Okay, so this doesn’t involve any formal dashi or kombu or seaweed of any sort. The tofu was fried and there was kale and noodles, but damn, you haters can hate because this shizz was tasty. And easy! And did not involve buying new ingredients, which would be pretty silly since I’m moving. But that’s another story, so let’s start with this:

During the late winter I ate a lot of mushrooms. For a month or so I saved all the stems and added them to a ziplock in the freezer to be used later to make…mushroom broth! Now, a civilized mushroom broth would probably be made from only one type of mushroom, likely shitake. I don’t really like shitake mushrooms and enjoy a bit of variety so these stems are from about 3 different kinds of mushrooms. Honestly, I don’t think it really matters what kind.
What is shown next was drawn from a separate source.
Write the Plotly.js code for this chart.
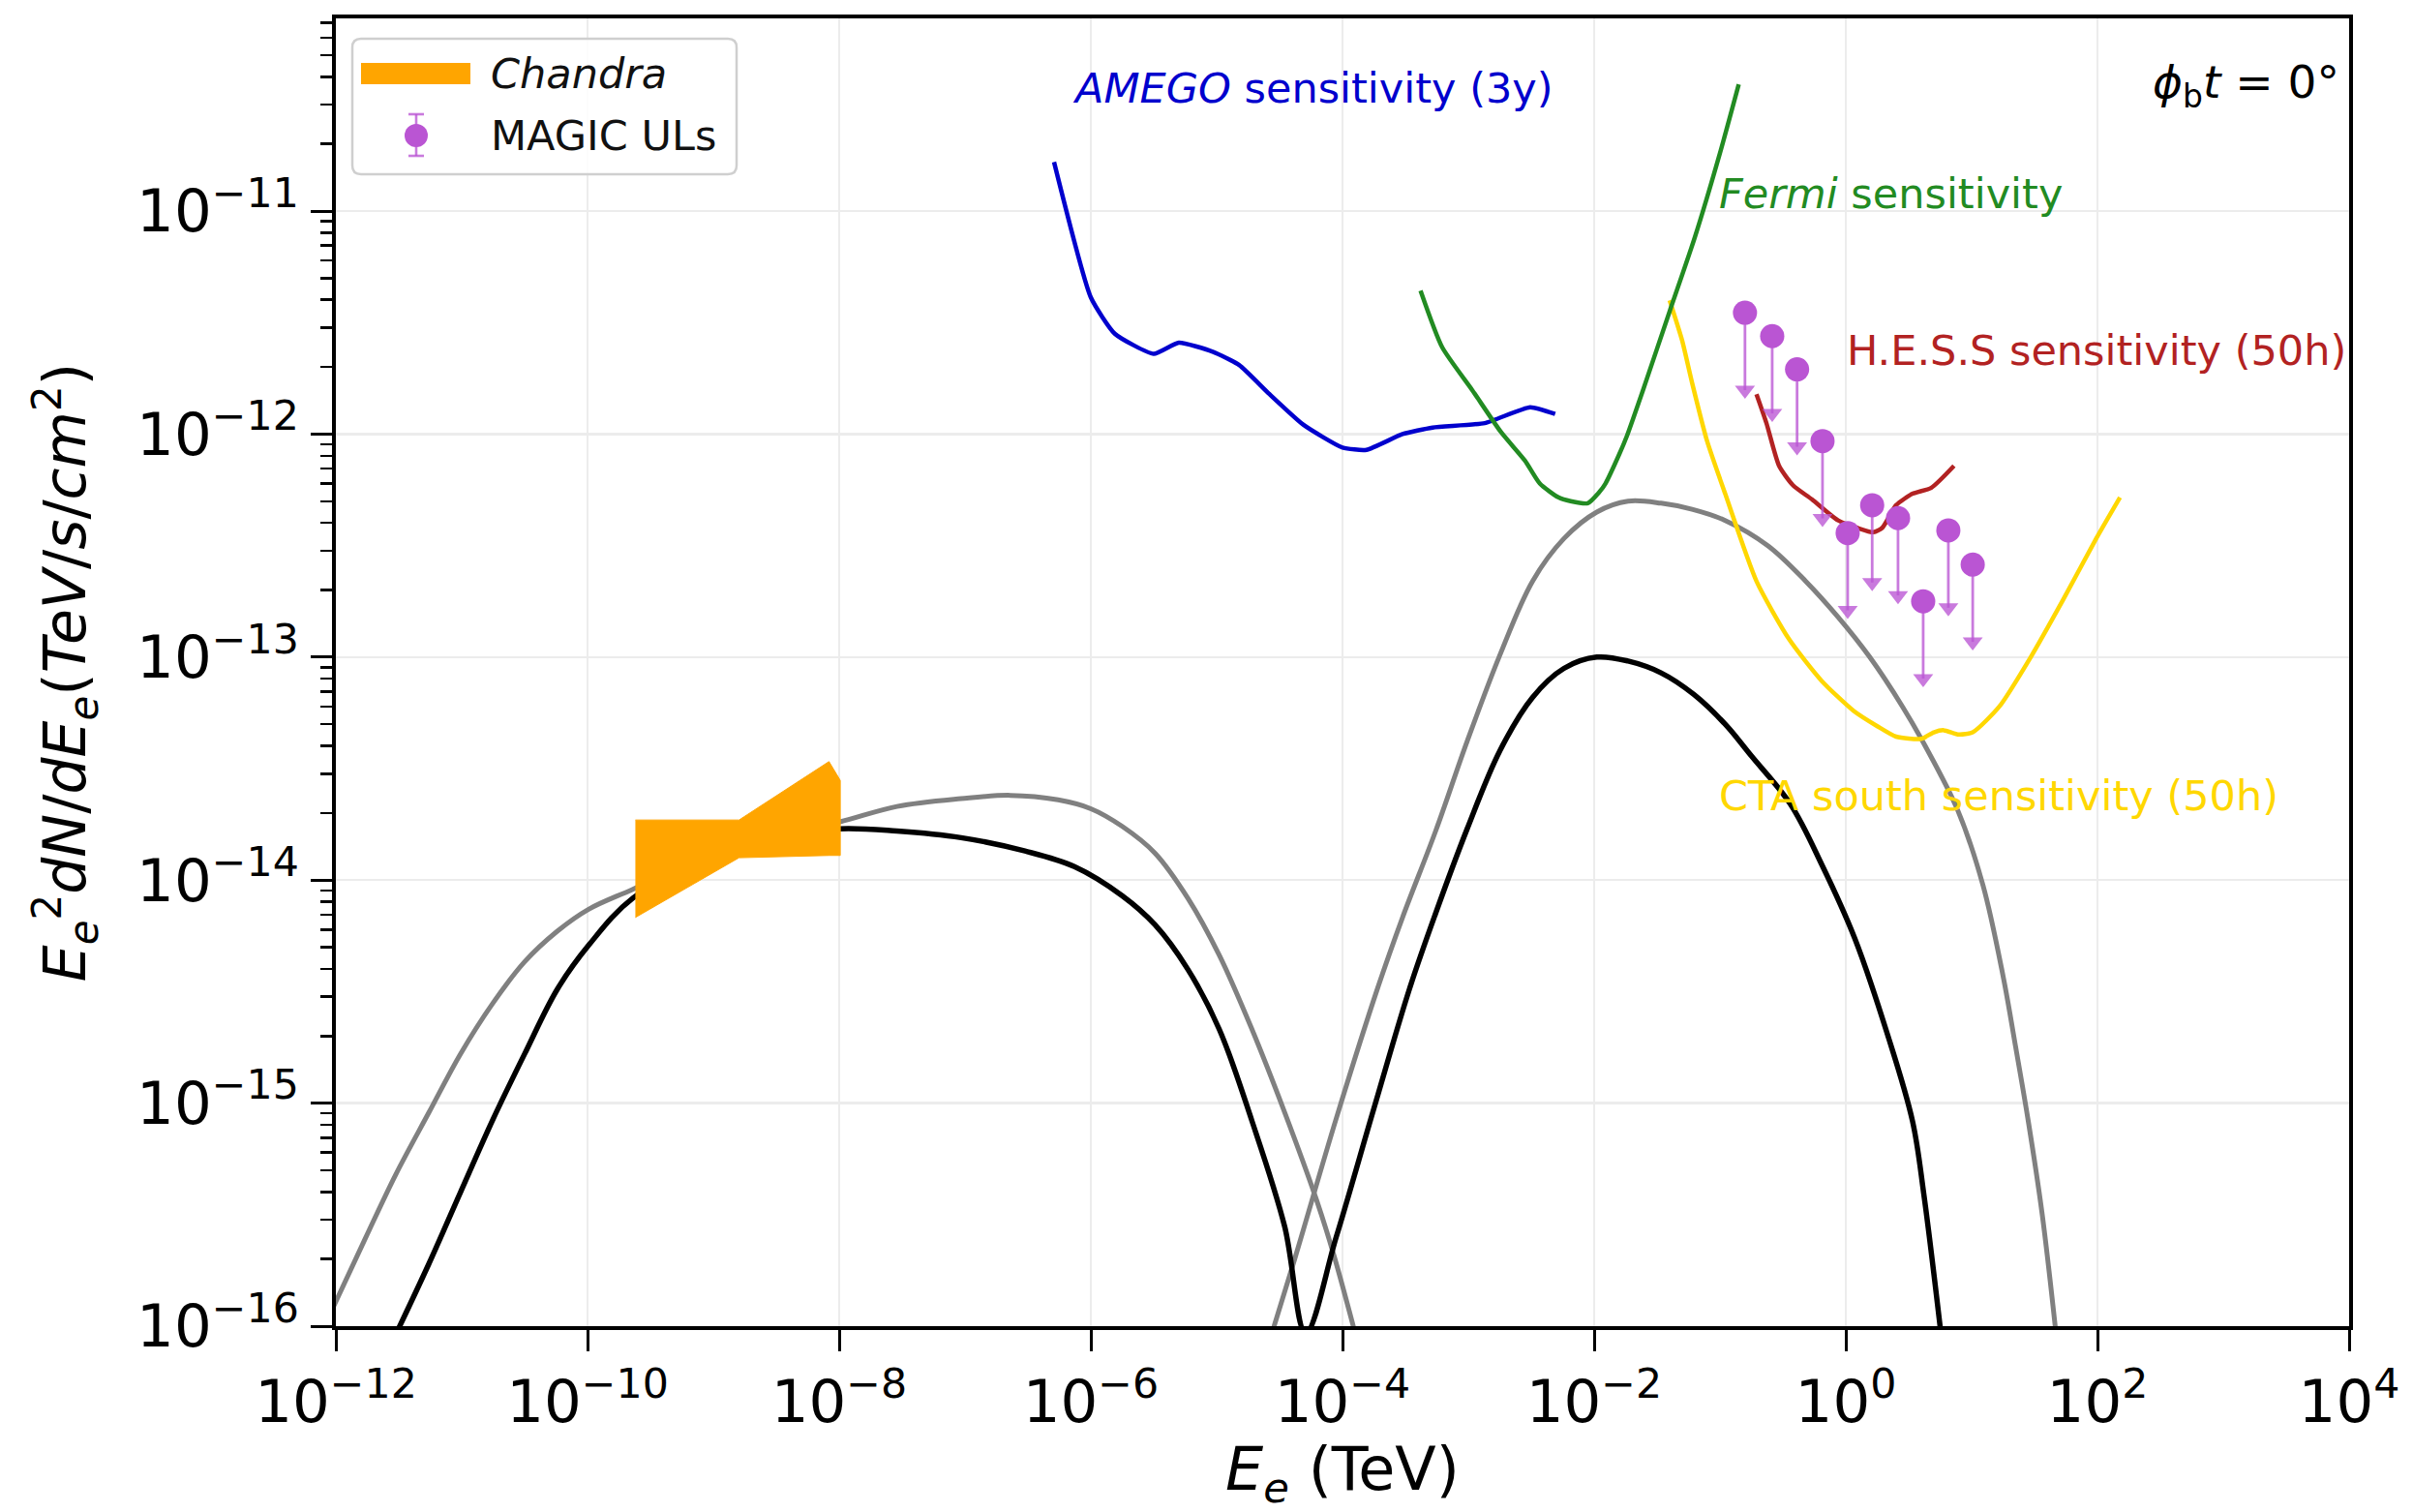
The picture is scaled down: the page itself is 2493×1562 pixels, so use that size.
<!DOCTYPE html>
<html>
<head>
<meta charset="utf-8">
<script src="https://cdn.plot.ly/plotly-3.0.1.min.js"></script>
<style>html,body{margin:0;padding:0;background:#fff}</style>
</head>
<body>
<div id="chart" style="width:2493px;height:1562px"></div>
<script>
// ---- Model SED, black curve (synchrotron + inverse Compton) ----
const blackE = [2.75e-12, 5.5e-12, 9.77e-12, 1.78e-11, 3.16e-11, 5.75e-11, 1.02e-10, 2.29e-10, 1.0e-9, 3.16e-9,
  1.0e-8, 2.88e-8, 9.3e-8, 3.0e-7, 7.4e-7, 1.78e-6, 3.24e-6, 5.9e-6, 1.05e-5, 1.91e-5, 3.47e-5, 5.1e-5,
  8.9e-5, 1.78e-4, 3.4e-4, 5.5e-4, 9.8e-4, 1.78e-3, 3.24e-3, 5.75e-3, 1.05e-2, 1.86e-2, 3.4e-2, 6.2e-2,
  0.11, 0.178, 0.363, 0.646, 1.175, 2.14, 3.39, 4.17, 5.75];
const blackFlux = [8.3e-17, 1.91e-16, 3.98e-16, 8.5e-16, 1.66e-15, 3.24e-15, 5.1e-15, 8.3e-15, 1.29e-14, 1.55e-14,
  1.70e-14, 1.66e-14, 1.55e-14, 1.35e-14, 1.15e-14, 8.5e-15, 6.3e-15, 3.98e-15, 2.14e-15, 8.3e-16, 2.8e-16, 9.3e-17,
  2.5e-16, 9.5e-16, 3.24e-15, 7.1e-15, 1.70e-14, 3.8e-14, 6.6e-14, 8.9e-14, 1.0e-13, 9.6e-14, 8.5e-14, 6.8e-14,
  5.0e-14, 3.6e-14, 2.19e-14, 1.17e-14, 5.5e-15, 2.04e-15, 8.3e-16, 3.9e-16, 8.9e-17];

// ---- Model SED, grey curves ----
const greySynE = [8.9e-13, 1.70e-12, 3.0e-12, 5.5e-12, 9.77e-12, 1.78e-11, 3.16e-11, 5.75e-11, 1.02e-10, 2.29e-10,
  1.0e-9, 3.16e-9, 1.0e-8, 2.88e-8, 9.3e-8, 2.29e-7, 5.5e-7, 1.0e-6, 1.78e-6, 3.24e-6, 5.9e-6, 1.05e-5,
  1.91e-5, 3.47e-5, 6.2e-5, 8.5e-5, 1.26e-4];
const greySynFlux = [1.12e-16, 2.45e-16, 4.8e-16, 9.1e-16, 1.66e-15, 2.82e-15, 4.3e-15, 5.9e-15, 7.4e-15, 9.1e-15,
  1.32e-14, 1.58e-14, 1.82e-14, 2.14e-14, 2.32e-14, 2.4e-14, 2.29e-14, 2.09e-14, 1.74e-14, 1.32e-14, 8.3e-15, 4.6e-15,
  2.14e-15, 9.1e-16, 3.7e-16, 2.1e-16, 9.3e-17];
const greyIcE = [2.75e-5, 4.17e-5, 8.9e-5, 1.91e-4, 3.0e-4, 5.5e-4, 9.8e-4, 1.78e-3, 3.24e-3, 5.75e-3, 1.05e-2,
  1.86e-2, 3.4e-2, 6.0e-2, 0.11, 0.24, 0.48, 0.87, 1.55, 2.82, 4.27, 7.8, 12.3, 17.8, 22.4, 28.2, 36.3, 46.8];
const greyIcFlux = [9.3e-17, 2.0e-16, 8.5e-16, 3.3e-15, 6.8e-15, 1.66e-14, 4.2e-14, 1.02e-13, 2.19e-13, 3.4e-13, 4.47e-13,
  5.0e-13, 4.9e-13, 4.6e-13, 4.1e-13, 3.16e-13, 2.19e-13, 1.51e-13, 1.0e-13, 6.0e-14, 4.0e-14, 2.04e-14, 9.5e-15,
  3.7e-15, 1.78e-15, 8.3e-16, 3.2e-16, 9.3e-17];

// ---- Chandra X-ray butterfly ----
const chandraE = [2.4e-10, 1.6e-9, 8.3e-9, 1.02e-8];
const chandraUpper = [1.86e-14, 1.86e-14, 3.4e-14, 2.8e-14];
const chandraLower = [6.8e-15, 1.26e-14, 1.29e-14, 1.29e-14];

// ---- Instrument sensitivities ----
const amegoE = [5.1e-7, 1.0e-6, 1.55e-6, 3.16e-6, 5.0e-6, 9.3e-6, 1.51e-5, 2.63e-5, 4.9e-5, 1.0e-4, 1.55e-4,
  3.0e-4, 5.2e-4, 1.35e-3, 3.1e-3, 4.9e-3];
const amegoFlux = [1.66e-11, 4.1e-12, 2.82e-12, 2.29e-12, 2.57e-12, 2.34e-12, 2.04e-12, 1.51e-12, 1.10e-12, 8.7e-13, 8.5e-13,
  1.0e-12, 1.07e-12, 1.12e-12, 1.32e-12, 1.23e-12];
const fermiE = [4.17e-4, 6.2e-4, 1.07e-3, 1.82e-3, 2.82e-3, 3.7e-3, 5.2e-3, 6.5e-3, 8.9e-3, 1.10e-2, 1.23e-2,
  1.58e-2, 1.82e-2, 2.45e-2, 3.98e-2, 6.3e-2, 0.1, 0.141];
const fermiFlux = [4.4e-12, 2.45e-12, 1.58e-12, 1.02e-12, 7.6e-13, 6.0e-13, 5.2e-13, 5.0e-13, 4.9e-13, 5.5e-13, 6.0e-13,
  8.1e-13, 9.8e-13, 1.58e-12, 3.55e-12, 7.6e-12, 1.82e-11, 3.7e-11];
const hessE = [0.195, 0.234, 0.295, 0.38, 0.537, 0.87, 1.23, 1.66, 1.95, 2.51, 3.39, 4.79, 7.24];
const hessFlux = [1.51e-12, 1.12e-12, 7.2e-13, 5.9e-13, 5.1e-13, 4.1e-13, 3.8e-13, 3.63e-13, 3.8e-13, 4.8e-13,
  5.4e-13, 5.75e-13, 7.2e-13];
const ctaE = [3.98e-2, 5.0e-2, 6.0e-2, 7.9e-2, 0.11, 0.195, 0.355, 0.646, 1.15, 1.78, 2.51, 3.98, 5.0, 6.0, 7.9,
  10.2, 16.6, 29.5, 53.7, 97.7, 151];
const ctaFlux = [3.98e-12, 2.63e-12, 1.70e-12, 9.3e-13, 5.4e-13, 2.19e-13, 1.20e-13, 7.8e-14, 5.75e-14, 4.9e-14,
  4.4e-14, 4.3e-14, 4.6e-14, 4.7e-14, 4.5e-14, 4.6e-14, 6.0e-14, 1.0e-13, 1.82e-13, 3.4e-13, 5.2e-13];

// ---- MAGIC upper limits ----
const magicE = [0.158, 0.26, 0.41, 0.653, 1.035, 1.62, 2.6, 4.12, 6.53, 10.2];
const magicUL = [3.5e-12, 2.75e-12, 1.95e-12, 9.3e-13, 3.6e-13, 4.8e-13, 4.2e-13, 1.78e-13, 3.7e-13, 2.6e-13];

// ---- Axis ticks ----
const xTickVals = [1e-12, 1e-10, 1e-8, 1e-6, 1e-4, 1e-2, 1e0, 1e2, 1e4];
const xTickText = ['10<sup>−12</sup>', '10<sup>−10</sup>', '10<sup>−8</sup>', '10<sup>−6</sup>', '10<sup>−4</sup>',
  '10<sup>−2</sup>', '10<sup>0</sup>', '10<sup>2</sup>', '10<sup>4</sup>'];
const yTickVals = [1e-16, 1e-15, 1e-14, 1e-13, 1e-12, 1e-11];
const yTickText = ['10<sup>−16</sup>', '10<sup>−15</sup>', '10<sup>−14</sup>', '10<sup>−13</sup>',
  '10<sup>−12</sup>', '10<sup>−11</sup>'];

// length of the upper-limit arrows, as a fraction of the limit value
const arrowFrac = 0.55;

const FONT = 'DejaVu Sans, sans-serif';
const ORCHID = 'mediumorchid';
const ORCHID_SOFT = 'rgba(186,85,211,0.78)';

function line(x, y, color, width, smoothing) {
  return {x: x, y: y, type: 'scatter', mode: 'lines', showlegend: false, hoverinfo: 'skip',
          line: {color: color, width: width, shape: 'spline', smoothing: smoothing}};
}

const traces = [
  line(greySynE, greySynFlux, 'grey', 5, 1.0),
  line(greyIcE, greyIcFlux, 'grey', 5, 1.0),
  line(blackE, blackFlux, 'black', 5.5, 1.0),
  {
    x: chandraE.concat(chandraE.slice().reverse()),
    y: chandraUpper.concat(chandraLower.slice().reverse()),
    type: 'scatter', mode: 'lines', fill: 'toself', fillcolor: 'orange',
    line: {color: 'orange', width: 1}, showlegend: false, hoverinfo: 'skip'
  },
  line(ctaE, ctaFlux, 'gold', 4.5, 0.6),
  line(amegoE, amegoFlux, 'mediumblue', 4.5, 0.5),
  line(fermiE, fermiFlux, 'forestgreen', 4.5, 0.6),
  line(hessE, hessFlux, 'firebrick', 4.5, 0.6),
  {
    x: magicE, y: magicUL, type: 'scatter', mode: 'markers', showlegend: false, hoverinfo: 'skip',
    marker: {symbol: 'circle', size: 25, color: ORCHID},
    error_y: {type: 'data', symmetric: false, array: magicUL.map(() => 0),
              arrayminus: magicUL.map(v => v * arrowFrac), color: ORCHID_SOFT, thickness: 2.8, width: 0}
  },
  {
    x: magicE, y: magicUL.map(v => v * (1 - arrowFrac)), type: 'scatter', mode: 'markers',
    showlegend: false, hoverinfo: 'skip',
    marker: {symbol: 'triangle-down', size: 18, color: ORCHID_SOFT}
  }
];

// plot-area geometry in pixels (used for the hand-drawn legend box)
const W = 2493, H = 1562;
const M = {l: 347, r: 66, t: 19, b: 192};
const PW = W - M.l - M.r, PH = H - M.t - M.b;
const px = X => (X - M.l) / PW;
const py = Y => (H - M.b - Y) / PH;

function roundedBox(x0, y0, x1, y1, r) {
  const rx = r / PW, ry = r / PH;
  const a = px(x0), b = px(x1), c = py(y1), d = py(y0);
  return `M${a + rx},${c} L${b - rx},${c} Q${b},${c} ${b},${c + ry} L${b},${d - ry} Q${b},${d} ${b - rx},${d} ` +
         `L${a + rx},${d} Q${a},${d} ${a},${d - ry} L${a},${c + ry} Q${a},${c} ${a + rx},${c} Z`;
}

const shapes = [
  {type: 'path', xref: 'paper', yref: 'paper', path: roundedBox(364, 40, 761, 180, 9),
   fillcolor: 'rgba(255,255,255,0.85)', line: {color: '#cfcfcf', width: 2.5}, layer: 'above'},
  {type: 'rect', xref: 'paper', yref: 'paper', x0: px(373), x1: px(486), y0: py(87), y1: py(65),
   fillcolor: 'orange', line: {width: 0}, layer: 'above'},
  {type: 'line', xref: 'paper', yref: 'paper', x0: px(430), x1: px(430), y0: py(118), y1: py(161),
   line: {color: ORCHID_SOFT, width: 2.6}, layer: 'above'},
  {type: 'line', xref: 'paper', yref: 'paper', x0: px(422), x1: px(438), y0: py(118), y1: py(118),
   line: {color: ORCHID_SOFT, width: 2.6}, layer: 'above'},
  {type: 'line', xref: 'paper', yref: 'paper', x0: px(422), x1: px(438), y0: py(161), y1: py(161),
   line: {color: ORCHID_SOFT, width: 2.6}, layer: 'above'},
  {type: 'circle', xref: 'paper', yref: 'paper', x0: px(418), x1: px(442), y0: py(152), y1: py(128),
   fillcolor: ORCHID, line: {width: 0}, layer: 'above'}
];

const annFont = (c, s) => ({family: FONT, size: s || 43, color: c});
const annotations = [
  {xref: 'paper', yref: 'paper', x: px(505), y: py(76), xanchor: 'left', yanchor: 'middle', showarrow: false,
   text: '<i>Chandra</i>', font: annFont('#111')},
  {xref: 'paper', yref: 'paper', x: px(505), y: py(140), xanchor: 'left', yanchor: 'middle', showarrow: false,
   text: 'MAGIC ULs', font: annFont('#111')},
  {xref: 'paper', yref: 'paper', x: px(1106), y: py(91), xanchor: 'left', yanchor: 'middle', showarrow: false,
   text: '<i>AMEGO</i> sensitivity (3y)', font: annFont('mediumblue')},
  {xref: 'paper', yref: 'paper', x: px(1774), y: py(200), xanchor: 'left', yanchor: 'middle', showarrow: false,
   text: '<i>Fermi</i> sensitivity', font: annFont('forestgreen')},
  {xref: 'paper', yref: 'paper', x: px(1906), y: py(362), xanchor: 'left', yanchor: 'middle', showarrow: false,
   text: 'H.E.S.S sensitivity (50h)', font: annFont('firebrick')},
  {xref: 'paper', yref: 'paper', x: px(1774), y: py(822), xanchor: 'left', yanchor: 'middle', showarrow: false,
   text: 'CTA south sensitivity (50h)', font: annFont('gold')},
  {xref: 'paper', yref: 'paper', x: px(2419), y: py(88), xanchor: 'right', yanchor: 'middle', showarrow: false,
   text: '<i>ϕ</i><sub>b</sub><i>t</i> = 0°', font: annFont('black', 47)}
];

const axisCommon = {
  type: 'log', showline: true, mirror: true, linecolor: 'black', linewidth: 4,
  ticks: 'outside', ticklen: 22, tickwidth: 3, tickcolor: 'black',
  tickmode: 'array', showgrid: true, gridcolor: '#ececec', gridwidth: 2.5, zeroline: false,
  tickfont: {family: FONT, size: 61, color: 'black'}
};

const layout = {
  width: W, height: H, margin: M,
  paper_bgcolor: 'white', plot_bgcolor: 'white',
  font: {family: FONT, color: 'black'},
  showlegend: false,
  xaxis: Object.assign({}, axisCommon, {
    range: [-12, 4], tickvals: xTickVals, ticktext: xTickText,
    title: {text: '<i>E</i><sub><i>e</i></sub> (TeV)', font: {family: FONT, size: 62, color: 'black'}, standoff: 26}
  }),
  yaxis: Object.assign({}, axisCommon, {
    range: [-16, -10.136], tickvals: yTickVals, ticktext: yTickText,
    minor: {ticks: 'outside', ticklen: 12, tickwidth: 2.5, tickcolor: 'black', dtick: 'D1', showgrid: false},
    title: {text: '<i>E</i><sub><i>e</i></sub><sup>2</sup><i>dN</i>/<i>dE</i><sub><i>e</i></sub>(<i>TeV</i>/<i>s</i>/<i>cm</i><sup>2</sup>)',
            font: {family: FONT, size: 60, color: 'black'}, standoff: 34}
  }),
  shapes: shapes,
  annotations: annotations
};

Plotly.newPlot('chart', traces, layout, {staticPlot: true, displayModeBar: false});
</script>
</body>
</html>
This is a really easy way to make something that seems really complicated and impressive! So save those stems! It’s like recycling, yeah?

To make the mushroom broth just add all your frozen stems in a pot with water and simmer for 2-3+ hours on low. I’d say you want the proportions to be about 1/3 mushrooms to 2/3 water, but I didn’t actually measure anything so just play around…if it ends up too mushroomy you can just water it down, no big deal! Let it simmer and taste it every once in awhile until it’s to your liking. Freeze in ice cube trays or flat in a big ziplock so you can break pieces off, store in the freezer and you have easy mushroom broth at your disposal! Yay! Now on to the soup…

Cheaters’ Miso Soup & Homemade Mushroom Broth


  • mushroom broth however much you want
  • extra-firm tofu fried (unless you prefer it raw)
  • vermicelli noodles those tiny white strandy ones
  • miso paste I used awake (aka + shiro miso paste, it was a light tan color)
  • leafy greens of choice kale, spinach, etc.
  • green onions chopped
  • mushrooms sliced (optional)
  • 1-2 cloves garlic chopped (optional)
  • salt to taste


  • Cut and fry your tofu and chop your veggies. Set aside.
  • Simmer your mushroom broth with the mushrooms, garlic and a pinch of salt for a few minutes.
  • Turn heat to low and add in vermicelli noodles and leafy greens. Stir. The vermicelli noodles will soften in the hot water pretty quickly.
  • Once noodles are good, turn off heat and stir in about a tablespoon of miso paste.
  • Stir until combined and taste the broth. Add more miso paste and salt if desired. Be aware that the miso is very salty itself though!
  • Pour into a bowl, top with chopped green onions and eat! Mmm!

See? That wasn’t so hard. I almost wish it was winter again so I could eat more soup. Almost.